Suburban botanising

Monica Frisch

This spring, when the lockdown resulting from the covid-19 pandemic meant I was not going out to work, I nevertheless went botanising. Although without transport I did not go far, I was determined to get out for a walk every day and liked to have a focus for my perambulations.

This landscaped area alongside the flats on Rustat Avenue may not look particularly interesting, but in previous years I had found unexpected plants there, so it was the focus for some of my walks. What people who saw me peering at the ground thought I was doing I don’t know.

But I had to peer at the ground as the vegetation was very short and the interesting plants very small.
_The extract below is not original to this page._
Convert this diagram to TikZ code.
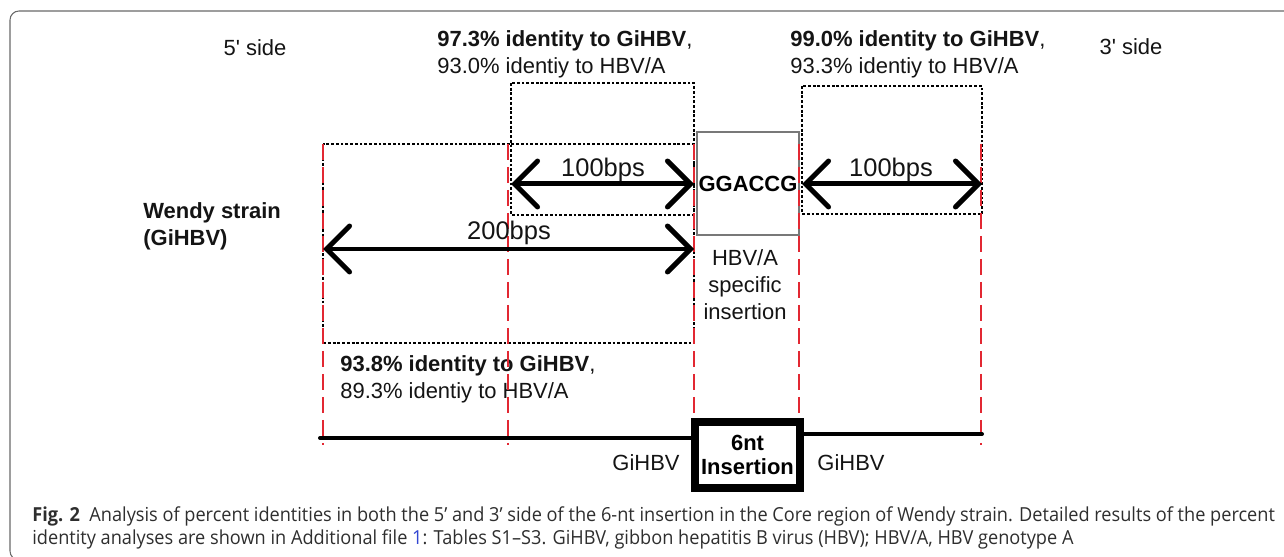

Between mid-March and mid-April there was lots of Early Forget-me-not Myosotis ramossisima and also Spring Vetch Vicia lathyroides (which is too tiny for me to photograph) which is normally associated with sandy soils. The suspicion is that the builders may have used sand from the Breckland, where the plant is more common, which brought with it the seeds.
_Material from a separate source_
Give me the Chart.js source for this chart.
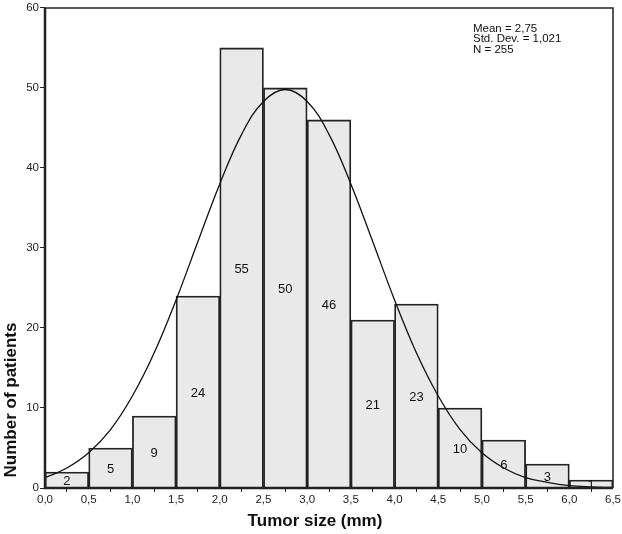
<!DOCTYPE html>
<html>
<head>
<meta charset="utf-8">
<script src="https://cdn.jsdelivr.net/npm/chart.js@4"></script>
<style>
  html, body { margin:0; padding:0; background:#fff; }
  #wrap { width:622px; height:534px; }
</style>
</head>
<body>
<div id="wrap"><canvas id="js-hist"></canvas></div>
<script>
  /* ━━━━  DATA  ━━━━ */
  const binStarts = [0, 0.5, 1.0, 1.5, 2.0, 2.5, 3.0, 3.5, 4.0, 4.5, 5.0, 5.5, 6.0];
  const counts    = [2, 5, 9, 24, 55, 50, 46, 21, 23, 10, 6, 3, 1];
  const xTicks    = [0, 0.5, 1, 1.5, 2, 2.5, 3, 3.5, 4, 4.5, 5, 5.5, 6, 6.5];
  const yTicks    = [0, 10, 20, 30, 40, 50, 60];
  // normal curve, every 0.25 mm
  const curveX = [0, 0.25, 0.5, 0.75, 1, 1.25, 1.5, 1.75, 2, 2.25, 2.5, 2.75, 3, 3.25, 3.5, 3.75, 4, 4.25, 4.5, 4.75, 5, 5.25, 5.5, 5.75, 6, 6.25, 6.5];
  const curveY = [1.3, 2.5, 4.4, 7.3, 11.5, 16.9, 23.5, 30.8, 38.0, 44.2, 48.3, 49.8, 48.3, 44.2, 38.0, 30.8, 23.5, 16.9, 11.5, 7.3, 4.4, 2.5, 1.3, 0.7, 0.3, 0.14, 0.06];
  const statLines = ['Mean = 2,75', 'Std. Dev. = 1,021', 'N = 255'];
  const BIN_W = 0.5;

  const fmtComma = v => Number(v).toFixed(1).replace('.', ',');
  const FONT = "'Liberation Sans', Arial, sans-serif";

  /* bar value labels, frame, titles, stats box */
  const decorPlugin = {
    id: 'decor',
    afterDatasetsDraw(chart) {
      const { ctx, chartArea: a, scales: { x, y } } = chart;
      ctx.save();
      // labels in bar centres
      ctx.fillStyle = '#111';
      ctx.font = '13px ' + FONT;
      ctx.textAlign = 'center';
      ctx.textBaseline = 'middle';
      counts.forEach((c, i) => {
        const cx = x.getPixelForValue(binStarts[i] + BIN_W / 2);
        const cy = (y.getPixelForValue(c) + y.getPixelForValue(0)) / 2;
        ctx.fillText(String(c), cx, cy + 1);
      });
      // frame: thin top/right, thick left/bottom
      ctx.strokeStyle = '#222';
      ctx.lineWidth = 1.5;
      ctx.beginPath();
      ctx.moveTo(a.left, a.top); ctx.lineTo(a.right, a.top); ctx.lineTo(a.right, a.bottom);
      ctx.stroke();
      ctx.lineWidth = 2.5;
      ctx.beginPath();
      ctx.moveTo(a.left, a.top); ctx.lineTo(a.left, a.bottom); ctx.lineTo(a.right, a.bottom);
      ctx.stroke();
      // stats
      ctx.font = '11.5px ' + FONT;
      ctx.textAlign = 'left';
      ctx.textBaseline = 'top';
      ctx.fillStyle = '#111';
      statLines.forEach((s, i) => ctx.fillText(s, 473, 23 + i * 10.5));
      // axis titles
      ctx.font = 'bold 17px ' + FONT;
      ctx.textAlign = 'center';
      ctx.textBaseline = 'middle';
      ctx.fillText('Tumor size (mm)', 315, 521);
      ctx.translate(11, 400);
      ctx.rotate(-Math.PI / 2);
      ctx.fillText('Number of patients', 0, 0);
      ctx.restore();
    }
  };

  new Chart(document.getElementById('js-hist').getContext('2d'), {
    data: {
      datasets: [
        {
          type: 'line',
          data: curveX.map((v, i) => ({ x: v, y: curveY[i] })),
          borderColor: '#111',
          borderWidth: 1.3,
          pointRadius: 0,
          tension: 0.4,
          fill: false,
          order: 0
        },
        {
          type: 'bar',
          data: binStarts.map((b, i) => ({ x: b + BIN_W / 2, y: counts[i] })),
          backgroundColor: '#e9e9e9',
          borderColor: '#222',
          borderWidth: 1.8,
          barPercentage: 1,
          categoryPercentage: 1,
          order: 1
        }
      ]
    },
    options: {
      responsive: true,
      maintainAspectRatio: false,
      animation: false,
      layout: { padding: { left: 0, right: 7, top: 4, bottom: 0 } },
      plugins: { legend: { display: false }, tooltip: { enabled: false } },
      scales: {
        x: {
          type: 'linear',
          min: 0, max: 6.5,
          offset: false,
          afterBuildTicks: s => { s.ticks = xTicks.map(v => ({ value: v })); },
          afterFit: s => { s.height = 46; },
          grid: { display: true, drawOnChartArea: false, tickLength: 4, color: '#222' },
          border: { display: false },
          ticks: { color: '#222', font: { size: 11.5, family: FONT }, padding: 1, maxRotation: 0, callback: v => fmtComma(v) }
        },
        y: {
          min: 0, max: 60,
          afterBuildTicks: s => { s.ticks = yTicks.map(v => ({ value: v })); },
          afterFit: s => { s.width = 45; },
          grid: { display: true, drawOnChartArea: false, tickLength: 5, color: '#222' },
          border: { display: false },
          ticks: { color: '#222', font: { size: 11.5, family: FONT }, padding: 1 }
        }
      }
    },
    plugins: [decorPlugin]
  });
</script>
</body>
</html>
The area has been landscaped, with some planting of trees and, mostly under them, large numbers of spring bulbs including snowdrops and narcissi. But Spring Starflower Tristagma uniflorum (formerly Ipheion) appeared well away from all the planted bulbs and looked as if it might have turned up unaided.

There were also plants to be found in the neighbouring streets and not just ‘weeds’ like Dandelions, Groundsel or Shepherd’s Purse. Some were garden escapes, like this fine species of Euphorbia. I could see it growing in a garden but it had clearly spread outside the garden.
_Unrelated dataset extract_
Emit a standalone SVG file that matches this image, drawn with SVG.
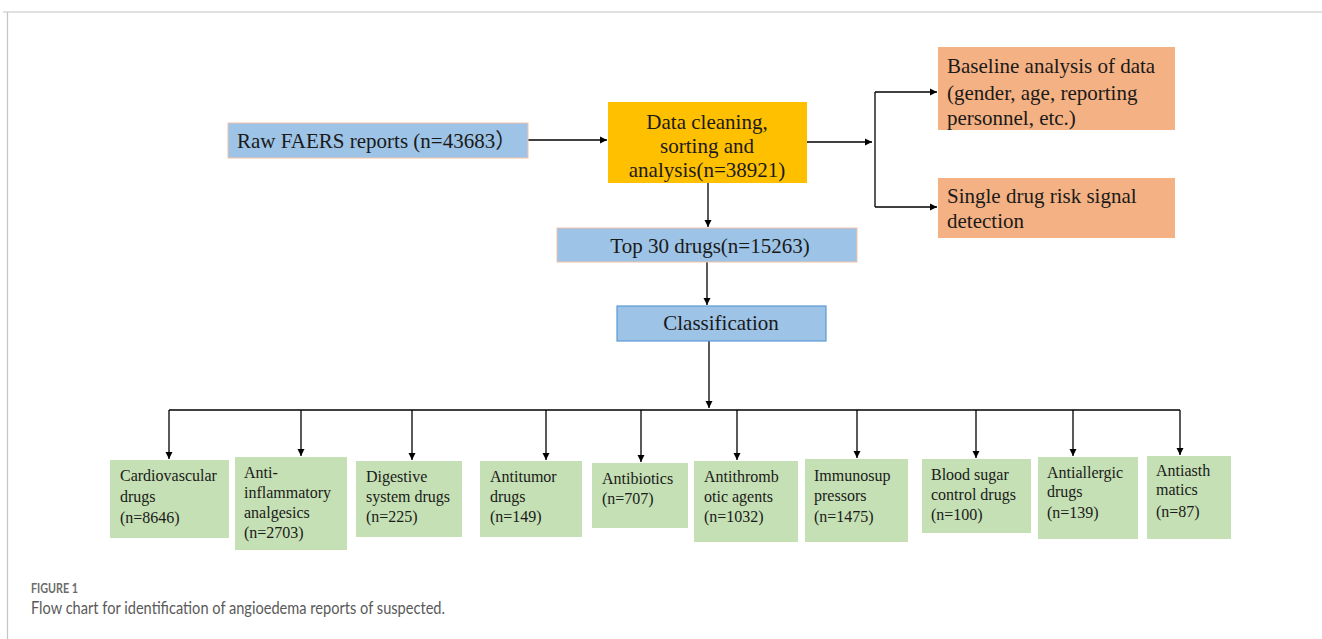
<svg xmlns="http://www.w3.org/2000/svg" width="1322" height="639" viewBox="0 0 1322 639">
<defs>
<marker id="ah" markerWidth="8" markerHeight="8" refX="7" refY="4" orient="auto" markerUnits="userSpaceOnUse">
<path d="M0,0.5 L7,4 L0,7.5 Z" fill="#000"/>
</marker>
<style>
.t{font-family:"Liberation Serif","Times New Roman","Noto Sans CJK SC",serif;fill:#1a1a1a}
.big{font-size:21px}
.sm{font-size:16px}
.blue{fill:#9dc3e6}
.yel{fill:#ffc000}
.pch{fill:#f4b183}
.grn{fill:#c5e0b4}
.c{fill:none;stroke:#000;stroke-width:1.3}
.ca{fill:none;stroke:#000;stroke-width:1.3;marker-end:url(#ah)}
</style>
</defs>
<rect width="1322" height="639" fill="#fff"/>
<path d="M3,12 H1322 M7.5,12 V639" stroke="#c4c4c4" stroke-width="1.2" fill="none"/>

<g id="connectors">
<line class="ca" x1="528" y1="140" x2="607" y2="140"/>
<line class="ca" x1="807" y1="142" x2="872" y2="142"/>
<path class="c" d="M875,92 V207"/>
<line class="ca" x1="875" y1="92" x2="937" y2="92"/>
<line class="ca" x1="875" y1="207" x2="937" y2="207"/>
<line class="ca" x1="708" y1="183" x2="708" y2="227"/>
<line class="ca" x1="707" y1="262" x2="707" y2="305"/>
<line class="ca" x1="709" y1="341" x2="709" y2="408"/>
<path class="c" d="M169,410 H1180"/>
<line class="ca" x1="169" y1="410" x2="169" y2="459"/>
<line class="ca" x1="301" y1="410" x2="301" y2="456"/>
<line class="ca" x1="412" y1="410" x2="412" y2="460"/>
<line class="ca" x1="546" y1="410" x2="546" y2="460"/>
<line class="ca" x1="641" y1="410" x2="641" y2="462"/>
<line class="ca" x1="737" y1="410" x2="737" y2="460"/>
<line class="ca" x1="857" y1="410" x2="857" y2="458"/>
<line class="ca" x1="976" y1="410" x2="976" y2="458"/>
<line class="ca" x1="1073" y1="410" x2="1073" y2="456"/>
<line class="ca" x1="1180" y1="410" x2="1180" y2="455"/>
</g>

<g id="raw">
<rect class="blue" x="228" y="123" width="300" height="35" stroke="#f1c2a8" stroke-width="1"/>
<text class="t big" x="237" y="148">Raw FAERS reports (n=43683）</text>
</g>
<g id="clean">
<rect class="yel" x="608" y="102" width="199" height="81"/>
<text class="t big" text-anchor="middle" x="707" y="129">Data cleaning,</text>
<text class="t big" text-anchor="middle" x="707" y="153">sorting and</text>
<text class="t big" text-anchor="middle" x="707" y="177">analysis(n=38921)</text>
</g>
<g id="baseline">
<rect class="pch" x="938" y="47" width="237" height="83"/>
<text class="t big" x="947" y="73">Baseline analysis of data</text>
<text class="t big" x="947" y="100">(gender, age, reporting</text>
<text class="t big" x="947" y="125">personnel, etc.)</text>
</g>
<g id="single">
<rect class="pch" x="938" y="178" width="237" height="60"/>
<text class="t big" x="947" y="203">Single drug risk signal</text>
<text class="t big" x="947" y="228">detection</text>
</g>
<g id="top30">
<rect class="blue" x="557" y="228" width="300" height="34" stroke="#f1c2a8" stroke-width="1"/>
<text class="t big" text-anchor="middle" x="710" y="253">Top 30 drugs(n=15263)</text>
</g>
<g id="classification">
<rect class="blue" x="617" y="306" width="209" height="35" stroke="#5b9bd5" stroke-width="1.2"/>
<text class="t big" text-anchor="middle" x="721" y="330">Classification</text>
</g>

<g id="cardio">
<rect class="grn" x="110" y="460" width="119" height="78"/>
<text class="t sm" x="120" y="481">Cardiovascular</text>
<text class="t sm" x="120" y="502">drugs</text>
<text class="t sm" x="120" y="523">(n=8646)</text>
</g>
<g id="antiinfl">
<rect class="grn" x="235" y="457" width="112" height="93"/>
<text class="t sm" x="244" y="478">Anti-</text>
<text class="t sm" x="244" y="498">inflammatory</text>
<text class="t sm" x="244" y="518">analgesics</text>
<text class="t sm" x="244" y="538">(n=2703)</text>
</g>
<g id="digestive">
<rect class="grn" x="356" y="461" width="106" height="76"/>
<text class="t sm" x="366" y="482">Digestive</text>
<text class="t sm" x="366" y="502">system drugs</text>
<text class="t sm" x="366" y="522">(n=225)</text>
</g>
<g id="antitumor">
<rect class="grn" x="480" y="461" width="102" height="76"/>
<text class="t sm" x="490" y="482">Antitumor</text>
<text class="t sm" x="490" y="502">drugs</text>
<text class="t sm" x="490" y="522">(n=149)</text>
</g>
<g id="antibiotics">
<rect class="grn" x="592" y="463" width="96" height="65"/>
<text class="t sm" x="602" y="484">Antibiotics</text>
<text class="t sm" x="602" y="504">(n=707)</text>
</g>
<g id="antithrombotic">
<rect class="grn" x="694" y="461" width="104" height="81"/>
<text class="t sm" x="704" y="482">Antithromb</text>
<text class="t sm" x="704" y="502">otic agents</text>
<text class="t sm" x="704" y="522">(n=1032)</text>
</g>
<g id="immuno">
<rect class="grn" x="805" y="459" width="103" height="83"/>
<text class="t sm" x="814" y="481">Immunosup</text>
<text class="t sm" x="814" y="501">pressors</text>
<text class="t sm" x="814" y="522">(n=1475)</text>
</g>
<g id="bloodsugar">
<rect class="grn" x="922" y="459" width="109" height="74"/>
<text class="t sm" x="931" y="480">Blood sugar</text>
<text class="t sm" x="931" y="500">control drugs</text>
<text class="t sm" x="931" y="520">(n=100)</text>
</g>
<g id="antiallergic">
<rect class="grn" x="1038" y="457" width="100" height="82"/>
<text class="t sm" x="1047" y="478">Antiallergic</text>
<text class="t sm" x="1047" y="497">drugs</text>
<text class="t sm" x="1047" y="518">(n=139)</text>
</g>
<g id="antiasthmatics">
<rect class="grn" x="1147" y="456" width="84" height="83"/>
<text class="t sm" x="1156" y="476">Antiasth</text>
<text class="t sm" x="1156" y="495">matics</text>
<text class="t sm" x="1156" y="517">(n=87)</text>
</g>

<g id="caption">
<text x="31" y="593" font-family="Lato,'Open Sans',sans-serif" font-size="14" font-weight="bold" fill="#6b6b6b" textLength="47" lengthAdjust="spacingAndGlyphs">FIGURE 1</text>
<text x="31" y="614" font-family="Lato,'Open Sans',sans-serif" font-size="16.5" fill="#5a5a5a" textLength="414" lengthAdjust="spacingAndGlyphs">Flow chart for identification of angioedema reports of suspected.</text>
</g>
</svg>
In the same one kilometre square as the Rustat Avenue flats is Coleridge Recreation Ground. Much of this is grassland but along the railings there is a quite large patch of a Fumitory that I had not seen before. White Ramping Fumitory Fumaria capreolata is an alien in Cambridgeshire but has been found at a variety of locations in Cambridge. Alan Leslie had first recorded the plants scattered along the railings on the Davy Road edge of the Recreation Ground in 2008.

A somewhat unexpected sight also along the railings on Davy Road was several plants of Broad Bean Vicia fava. It shows you never know what plants you will come across during suburban botanising.

All the plants photographed were recorded in southern half of the one kilometre square TL4657 between 26th March and 27th April 2020.